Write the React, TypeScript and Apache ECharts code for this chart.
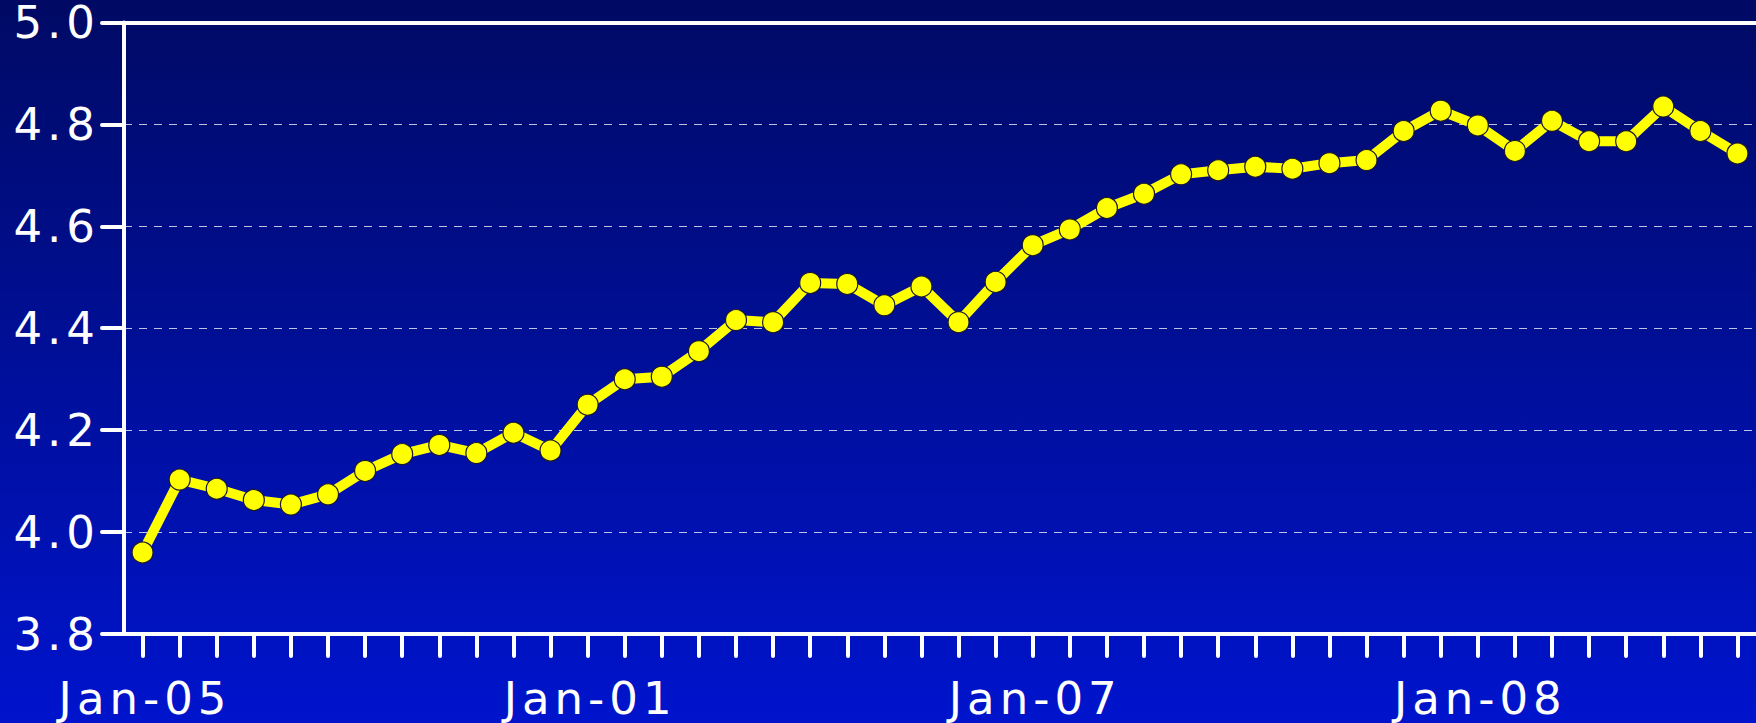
import React, { useEffect, useRef } from "react";
import * as echarts from "echarts";

const categories: string[] = [
  "Jan-05", "Feb-05", "Mar-05", "Apr-05", "May-05", "Jun-05", "Jul-05", "Aug-05", "Sep-05", "Oct-05", "Nov-05", "Dec-05",
  "Jan-01", "Feb-06", "Mar-06", "Apr-06", "May-06", "Jun-06", "Jul-06", "Aug-06", "Sep-06", "Oct-06", "Nov-06", "Dec-06",
  "Jan-07", "Feb-07", "Mar-07", "Apr-07", "May-07", "Jun-07", "Jul-07", "Aug-07", "Sep-07", "Oct-07", "Nov-07", "Dec-07",
  "Jan-08", "Feb-08", "Mar-08", "Apr-08", "May-08", "Jun-08", "Jul-08", "Aug-08",
];

const values: number[] = [
  3.96, 4.103, 4.085, 4.063, 4.054, 4.074, 4.12, 4.153, 4.171, 4.155, 4.195, 4.16,
  4.25, 4.3, 4.305, 4.355, 4.416, 4.412, 4.489, 4.487, 4.445, 4.482, 4.412, 4.491,
  4.563, 4.594, 4.636, 4.664, 4.702, 4.71, 4.717, 4.713, 4.724, 4.73, 4.787, 4.827,
  4.798, 4.748, 4.807, 4.767, 4.767, 4.835, 4.787, 4.743,
];

const yMin = 3.8;
const yMax = 5.0;
const yStep = 0.2;

export default function App() {
  const ref = useRef<HTMLDivElement>(null);
  useEffect(() => {
    if (!ref.current) return;
    const chart = echarts.init(ref.current, null, { renderer: "svg" });
    const font = "DejaVu Sans";
    chart.setOption({
      animation: false,
      backgroundColor: {
        type: "linear",
        x: 0,
        y: 0,
        x2: 0,
        y2: 1,
        colorStops: [
          { offset: 0, color: "#000a64" },
          { offset: 1, color: "#0014cd" },
        ],
      },
      grid: { left: 124, right: 0, top: 22.5, bottom: 89, containLabel: false },
      xAxis: [
        {
          type: "category",
          data: categories,
          boundaryGap: true,
          axisLine: { show: true, lineStyle: { color: "#ffffff", width: 4 } },
          axisTick: {
            show: true,
            alignWithLabel: true,
            interval: 0,
            length: 22,
            lineStyle: { color: "#ffffff", width: 4, cap: "round" },
          },
          axisLabel: {
            interval: 11,
            color: "#ffffff",
            fontFamily: font,
            fontSize: 45,
            lineHeight: 40,
            margin: 44,
            padding: [0, 0, 0, 5],
          },
          splitLine: { show: false },
        },
        {
          type: "category",
          data: categories,
          position: "top",
          axisLine: { show: true, lineStyle: { color: "#ffffff", width: 4 } },
          axisTick: { show: false },
          axisLabel: { show: false },
          splitLine: { show: false },
        },
      ],
      yAxis: {
        type: "value",
        min: yMin,
        max: yMax,
        interval: yStep,
        axisLine: { show: true, lineStyle: { color: "#ffffff", width: 4 } },
        axisTick: {
          show: true,
          length: 22,
          lineStyle: { color: "#ffffff", width: 4, cap: "round" },
        },
        axisLabel: {
          color: "#ffffff",
          fontFamily: font,
          fontSize: 45,
          lineHeight: 40,
          margin: 24,
          formatter: (v: number) => v.toFixed(1),
        },
        splitLine: {
          show: true,
          lineStyle: { color: "rgba(255,255,255,0.75)", width: 1, type: [8, 7] },
        },
      },
      series: [
        {
          type: "line",
          data: values,
          xAxisIndex: 0,
          symbol: "circle",
          symbolSize: 21,
          lineStyle: { color: "#ffff00", width: 10 },
          itemStyle: { color: "#ffff00", borderColor: "#1a1a30", borderWidth: 1.2 },
          z: 5,
        },
      ],
    });
    return () => chart.dispose();
  }, []);
  return (
    <div
      ref={ref}
      style={{
        position: "fixed",
        left: 0,
        top: 0,
        width: "1756px",
        height: "723px",
        letterSpacing: "5px",
      }}
    />
  );
}
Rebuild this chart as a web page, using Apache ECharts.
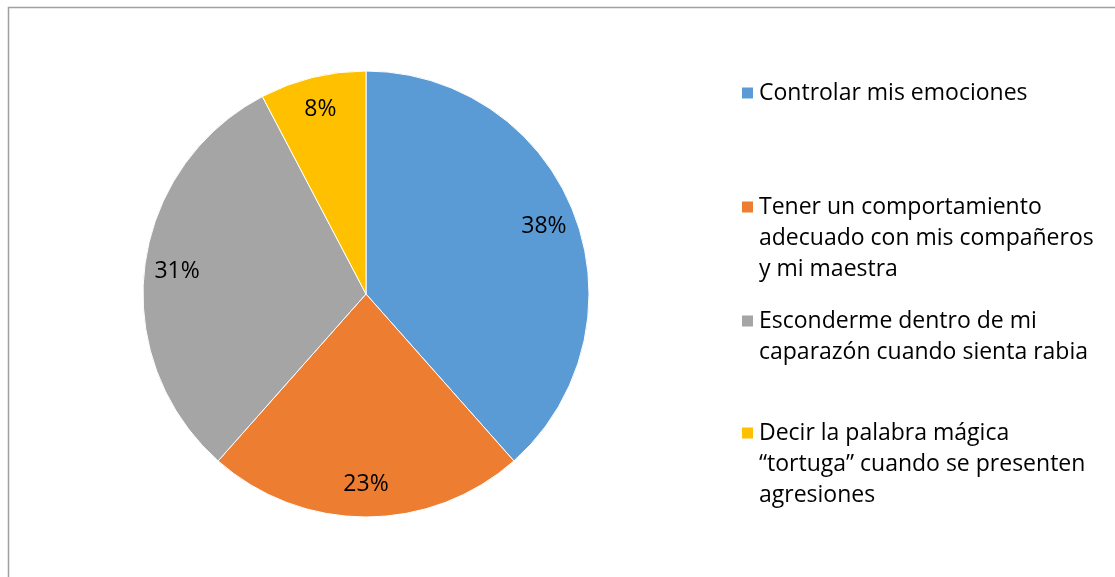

+ + + + +

- BRIEF -
Scan the material above for the string "this" and return the lines that hold it.

- RESPONSE BELOW -
Write the React, TypeScript and Apache ECharts code for this chart.
Rebuild this chart as a web page, using Apache ECharts.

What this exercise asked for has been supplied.